The Liberal government of Paul Martin — seeking to appease the NGOs — set up a series of CSR “Roundtables” which were dominated by NGOs such as Kairos and Mining Watch, which had specialized in rigging surveys and spreading anti-corporate disinformation.
Kairos, for example, had publicized a survey which claimed that 99% of local residents were against a Mexican project by Vancouver-based Metallica Resources (since merged into New Gold). But the survey was filled with questions such as “Do you agree with [Metallica’s] contamination of the aquifer and the atmosphere of the valley of San Luis with cyanide and other hazardous substances?”
Mining Watch Canada, meanwhile, had itself been the object of protests from natives in Ecuador, who accused it of “economic, cultural and social genocide,” and pointed out that “organizations like yours … live on our poverty.” Mining Watch’s response indicated that it was fundamentally anti-mining.
The CCODP — which also pursues a hard-line liberation theology/people-vs.-profits approach — has organized huge write-in campaigns to browbeat politicians, along with rallies on Parliament Hill. At one such rally, Quebec Bishop Roger Ébacher claimed that “the Earth’s riches must be distributed fairly and with justice to all of humankind.”
Karl Marx couldn’t have said it better.
The 2007 Roundtables’ “consensus” report adopted a guilty-until-proven-innocent attitude, and sought to inflict additional CSR reporting “initiatives” on companies. It also called for an independent ombudsman.
In the wake off this report, representatives of the mining industry tended — typically — to grovel rather than stoutly defending their activities, hoping, presumably, to kill the meddlesome idea in Ottawa’s back rooms.
Earlier this year, it looked as if they had succeeded. International Trade Minister Stockwell Day introduced voluntary guidelines and a proposal for a “counsellor” to deal with overseas mining issues on a co-operative basis. This “soft” approach — which was nevertheless instantly seized upon as evidence that there was indeed a problem — was met by NGO outrage. Where were the teeth?
So the NGOs persuaded Mr. McKay to introduce C-300.
That Mr. McKay has bought into the guilty-until-proven innocent approach was clear from his suggestion before Parliamentary committee on Monday that the Conservative minority’s approach was “a little like the police asking the accused whether they can investigate the allegation first.”
The problem is that the NGO activists pretty much regard all corporations as guilty, and specialize in often unfounded allegations. The prospect of answering all their charges is a potential nightmare.
Mining companies already operate with one hand tied behind their backs, particularly when it comes to environmental issues. They are invariably forced to present voluminous “balanced” reports, but the only elements that get publicized by NGOs are the negative ones.

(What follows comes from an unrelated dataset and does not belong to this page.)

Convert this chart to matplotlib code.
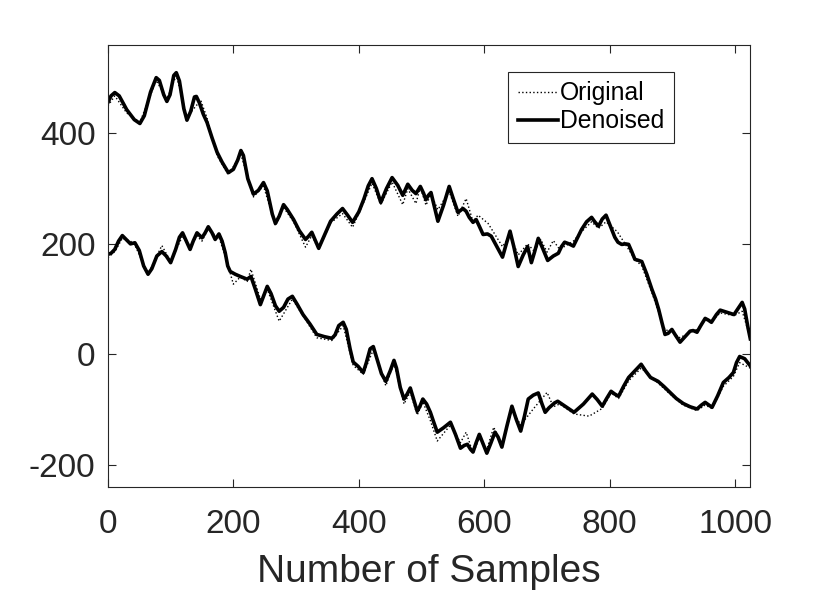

Mr. McKay claimed on Monday that the complaints about Canadian companies were piling up — about Barrick’s operations in Papua New Guinea; about a Goldcorp project in Honduras; about Banro’s activities in the Congo — but he admitted that he relied for all his evidence on the NGOs.
Intriguingly, Mr. McKay came under some tough questioning from another Toronto Liberal, Bob Rae, who suggested that the whole operation would be “extremely litigious and it’s going to have serious consequences for the economic health” of corporations. Mr. Rae even brought up the analogy of Human Rights Tribunals, which hardly seemed designed too make Mr. McKay’s bill more attractive!
Bill C-300 still has to face a third reading and the Senate, but it is important to stress that it is based on the activism of groups that have no broad political legitimacy, indeed, whose leftist message is rejected by the overwhelming majority of Canadians.
Some believe that such legislation, if passed, might serve to provide a solid framework within which companies operating overseas might proceed without harassment. But that is naive. Mining companies are dealing with activists fundamentally opposed to their operations, and thus — ironically — to the jobs, and hope, they provide for poor people in the developing world.